What are the types of cognitive biases?


1. Causal Bias: Misjudging causality based on correlation. Mistaking "simultaneous occurrence" for "causal relationship." Many people attribute success to common traits among successful individuals, but in reality, many phenomena are merely correlated, not truly causal.
2. Causal Bias: Single-cause explanation bias. Attributing complex outcomes to a single cause. The human brain naturally prefers simple explanations, but the real world often results from multiple variables acting together.
3. Causal Bias: Post hoc attribution bias. After an event occurs, logically reconstructing it backwards, believing "there were signs all along." Essentially, it’s humans’ inability to accept randomness, so they automatically fill in the narrative.
4. Confirmation Bias: Only seeking information that supports one's own views. People are more likely to accept information that supports their stance while automatically ignoring counterexamples. Many debates are not due to lack of information but due to cognitive filtering.
5. Sample Bias: Inferring general rules from limited samples. People habitually summarize world laws from small experiences, but small samples are often filled with randomness and lack universality.
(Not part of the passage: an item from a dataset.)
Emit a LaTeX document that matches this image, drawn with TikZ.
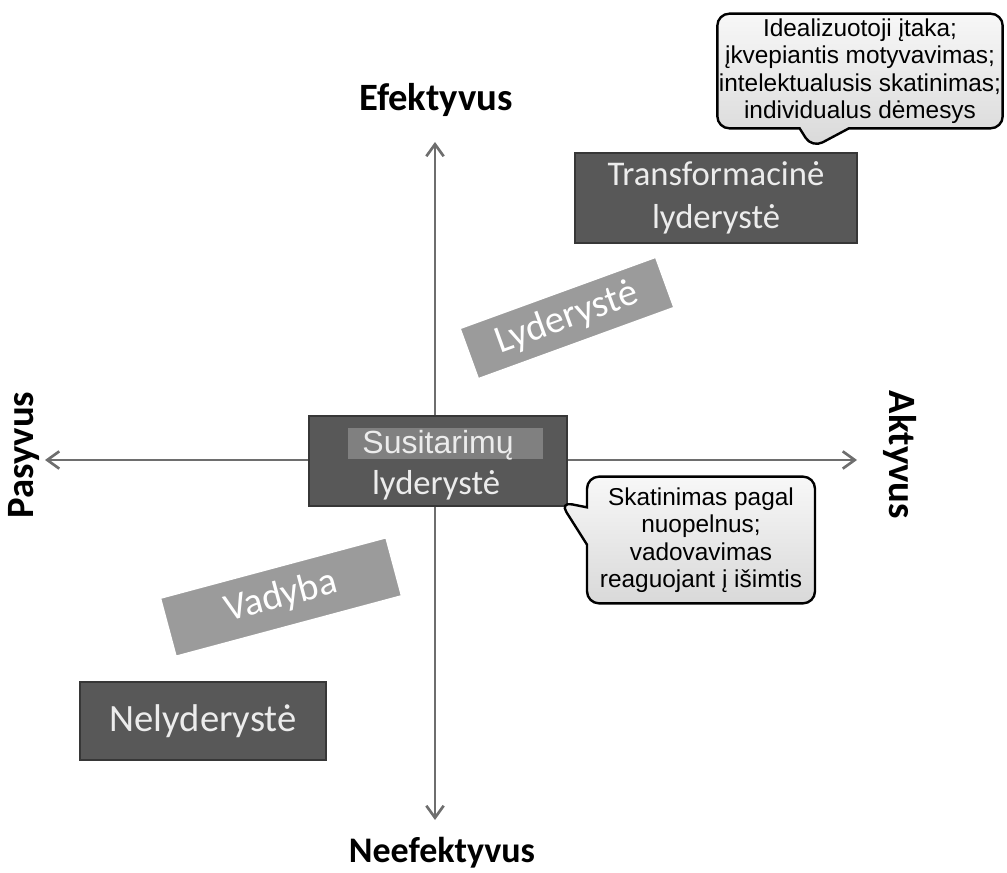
\documentclass[tikz,border=0pt]{standalone}
\usepackage{fontspec}
\setmainfont{Carlito}
\newfontfamily\arialfont{Liberation Sans}
\usetikzlibrary{arrows.meta,shapes.callouts}

\definecolor{boxgray}{RGB}{88,88,88}
\definecolor{boxedge}{RGB}{55,55,55}
\definecolor{hlgray}{RGB}{128,128,128}
\definecolor{axisgray}{RGB}{110,110,110}
\definecolor{taggray}{RGB}{155,155,155}
\definecolor{boxtext}{RGB}{236,236,236}

\tikzset{
  axis/.style={axisgray,line width=2.2pt,
    {Straight Barb[length=9pt,width=13pt,line width=2pt]}-{Straight Barb[length=9pt,width=13pt,line width=2pt]}},
  axislabel/.style={font=\fontsize{29}{32}\selectfont\bfseries},
  darkbox/.style={fill=boxgray,draw=boxedge,line width=1.5pt,text=boxtext,
    align=center,inner sep=0pt,font=\fontsize{26}{32}\selectfont},
  tagbox/.style={fill=taggray,draw=white,line width=2pt,text=white,
    inner sep=0pt,font=\fontsize{29}{32}\selectfont},
  bubble/.style={rectangle callout,rounded corners=9pt,draw=black,line width=1.8pt,
    top color=gray!6,bottom color=gray!30,align=center,inner sep=0pt,
    font=\arialfont\fontsize{18.3}{20.6}\selectfont}
}

\begin{document}
\begin{tikzpicture}[x=0.75pt,y=-0.75pt]
\useasboundingbox (0,0) rectangle (1007,873);

% axes
\coordinate (west) at (45,460);
\coordinate (east) at (857,460);
\coordinate (north) at (435,142);
\coordinate (south) at (435,820);
\draw[axis] (west) -- (east);
\draw[axis] (north) -- (south);

\node[axislabel] (efekt) at (436,100) {Efektyvus};
\node[axislabel,font=\fontsize{27}{30}\selectfont\bfseries] (neefekt) at (442,853) {Neefektyvus};
\node[axislabel,rotate=90] (pasyv) at (24,455) {Pasyvus};
\node[axislabel,rotate=-90] (aktyv) at (900,455) {Aktyvus};

% tilted tags
\node[tagbox,rotate=20,minimum width=157pt,minimum height=41pt] (lyd) at (567,318) {Lyderystė};
\node[tagbox,rotate=15,minimum width=176pt,minimum height=46pt] (vad) at (281,597) {Vadyba};

% boxes
\node[darkbox,minimum width=212pt,minimum height=68pt] (transf) at (716,198) {Transformacinė\\lyderystė};
\node[darkbox,minimum width=193pt,minimum height=67pt] (susit) at (438,461) {};
\fill[hlgray] (348,428) rectangle (543,459);
\node[text=boxtext,font=\arialfont\fontsize{24}{28}\selectfont] (susit1) at (438,445) {Susitarimų};
\node[text=boxtext,font=\fontsize{26}{30}\selectfont] (susit2) at (436,485) {lyderystė};
\node[darkbox,minimum width=185pt,minimum height=58pt,font=\fontsize{29}{32}\selectfont] (nelyd) at (203,721) {Nelyderystė};

% callouts
\node[bubble,minimum width=214pt,minimum height=86pt,callout pointer width=37pt,
  callout absolute pointer={(812,148)}] (transfnote) at (860,71) {Idealizuotoji įtaka;\\įkvepiantis motyvavimas;\\intelektualusis skatinimas;\\individualus dėmesys};
\node[bubble,minimum width=171pt,minimum height=95pt,callout pointer width=28pt,
  callout absolute pointer={(560,502)}] (susitnote) at (701,540) {Skatinimas pagal\\nuopelnus;\\vadovavimas\\reaguojant į išimtis};
\end{tikzpicture}
\end{document}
6. Sample Bias: Survivor bias. Only seeing those who succeeded and missing those who failed. Many "success stories" are essentially because failure cases are hidden.
7. Heuristic Bias: Replacing genuine reasoning with quick judgments. To save energy, the brain prefers to use intuition, impressions, and experience rather than complete reasoning.
8. Authority Bias: Defaulting to believing that authority figures are closer to the truth. When someone has a title, status, or influence, people naturally lower their skepticism.
9. Halo Effect: One positive trait influences overall judgment. When someone excels in one dimension, people automatically extend this advantage to other dimensions.
10. Availability Bias: The more easily something comes to mind, the more common we think it is. Exposure frequency is mistaken for actual occurrence frequency. Many people's judgments about the world are essentially based on "what they saw recently."
11. Egocentric Bias: Assuming oneself is the center of the world. People naturally overestimate the importance of their feelings, experiences, and perspectives while underestimating others' systemic environments.
12. Fundamental Attribution Error: Using different attribution logic for oneself and others. When others fail, it’s attributed to ability; when oneself fails, it’s more easily attributed to environmental factors.
13. Illusion of Control: Overestimating one's ability to control outcomes. In complex systems, people mistakenly believe they control the results, but often it’s just luck, cycles, or probability.
14. Recency Bias: Giving too much weight to recent events. People mistake short-term trends for long-term patterns, so markets, emotions, and public opinion are easily amplified by recent events.
15. Linearity Bias: Understanding the world through linear thinking. The human brain is naturally suited for understanding linear changes but finds it difficult to truly grasp compound interest, network effects, and exponential growth.